Ochoa's scholarship focuses on global governance and human rights. Her work has been published in the Harvard International Law Journal, the Virginia Journal of International Law, the Indiana Law Journal, and the Human Rights Quarterly, among others. Her research concentrates in two interconnected areas: the role of individuals in law formation and the inextricable links between global economic activity and human rights. The first of these concentrations explores the relationship between the evolving role of individuals in global governance and under international law and the doctrinal role of individuals in international law formation.

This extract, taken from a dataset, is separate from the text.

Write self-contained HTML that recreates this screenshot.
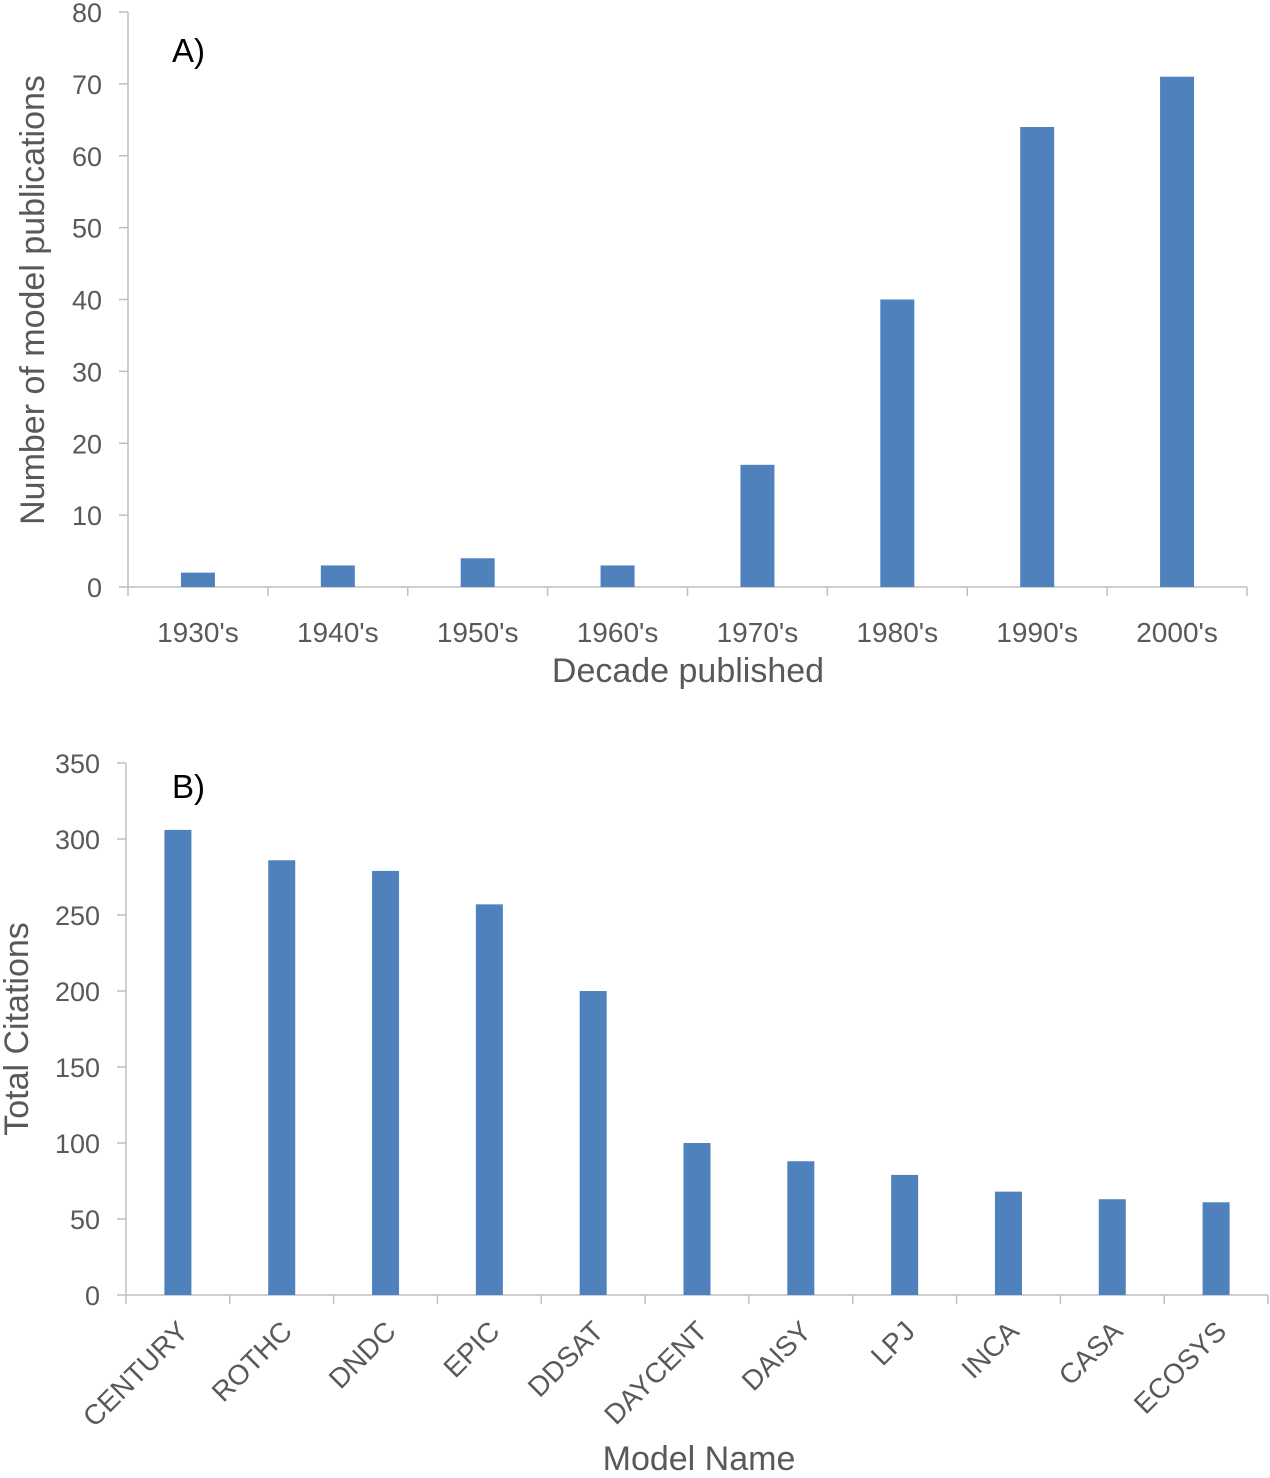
<!DOCTYPE html>
<html><head><meta charset="utf-8"><style>
body{margin:0;background:#fff}
svg text{font-family:"Liberation Sans",sans-serif;fill:#595959}
</style></head><body>
<svg id="c" width="1270" height="1473"></svg>
<script>
const catsA=["1930's","1940's","1950's","1960's","1970's","1980's","1990's","2000's"];
const valsA=[2,3,4,3,17,40,64,71];
const ticksA=[0,10,20,30,40,50,60,70,80];
const catsB=["CENTURY","ROTHC","DNDC","EPIC","DDSAT","DAYCENT","DAISY","LPJ","INCA","CASA","ECOSYS"];
const valsB=[306,286,279,257,200,100,88,79,68,63,61];
const ticksB=[0,50,100,150,200,250,300,350];
const NS="http://www.w3.org/2000/svg";
const svg=document.getElementById('c');
function el(t,a,txt){const e=document.createElementNS(NS,t);for(const k in a)e.setAttribute(k,a[k]);if(txt!=null)e.textContent=txt;svg.appendChild(e);return e;}
function chart(o){
  const y=v=>o.y0-(v/o.max)*(o.y0-o.y1);
  const step=(o.x1-o.x0)/o.cats.length;
  const x=i=>o.x0+step*(i+0.5);
  let a=el('line',{x1:o.x0,x2:o.x0,y1:o.y1,y2:o.y0,stroke:'#bfbfbf','stroke-width':1.5});
  
  a=el('line',{x1:o.x0,x2:o.x1,y1:o.y0,y2:o.y0,stroke:'#bfbfbf','stroke-width':1.5});
  
  o.ticks.forEach(t=>{
    el('line',{x1:o.x0-9,x2:o.x0,y1:y(t),y2:y(t),stroke:'#bfbfbf','stroke-width':1.5});
    const tl=el('text',{x:o.x0-26,y:y(t)+10,'text-anchor':'end','font-size':27},t);
    
    
  });
  for(let i=0;i<=o.cats.length;i++)el('line',{x1:o.x0+step*i,x2:o.x0+step*i,y1:o.y0,y2:o.y0+9,stroke:'#bfbfbf','stroke-width':1.5});
  o.cats.forEach((c,i)=>{
    const b=el('rect',{x:x(i)-o.bw/2,y:y(o.vals[i]),width:o.bw,height:o.y0-y(o.vals[i]),fill:'#4f81bd'});
    
    
    let t;
    if(o.rot){t=el('text',{x:x(i)+12,y:o.y0+38,'text-anchor':'end','font-size':28,transform:`rotate(-45 ${x(i)+12} ${o.y0+38})`},c);}
    else t=el('text',{x:x(i),y:o.y0+55,'text-anchor':'middle','font-size':28},c);
    
    
  });
}
chart({p:'a',cats:catsA,vals:valsA,ticks:ticksA,max:80,x0:128,x1:1247,y0:587,y1:12,bw:34,rot:false});
chart({p:'b',cats:catsB,vals:valsB,ticks:ticksB,max:350,x0:126,x1:1268,y0:1295,y1:763,bw:27,rot:true});
let t;
t=el('text',{x:172,y:62,'font-size':33,style:'fill:#000'},'A)');
t=el('text',{x:172,y:798,'font-size':33,style:'fill:#000'},'B)');
t=el('text',{x:688,y:682,'text-anchor':'middle','font-size':34},'Decade published');
t=el('text',{x:44,y:300,'text-anchor':'middle','font-size':34,transform:'rotate(-90 44 300)'},'Number of model publications');
t=el('text',{x:699,y:1470,'text-anchor':'middle','font-size':34},'Model Name');
t=el('text',{x:28,y:1029,'text-anchor':'middle','font-size':34,transform:'rotate(-90 28 1029)'},'Total Citations');
</script>
</body></html>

Ochoa's more recent work in this area examines the individual's participation in law formation and in civil society as means to increasing the democratic legitimacy of international law and global governance mechanisms. Her work on global economic activity and human rights has included the development of what she terms the "Odious Finance Doctrine," as well as inquiries into the complex interconnection between the proliferation of finance tools and human rights.
Selected Works
- Book review:International Human Rights Litigation in US Courts, HUMAN RIGHTS QUARTERLY (forthcoming).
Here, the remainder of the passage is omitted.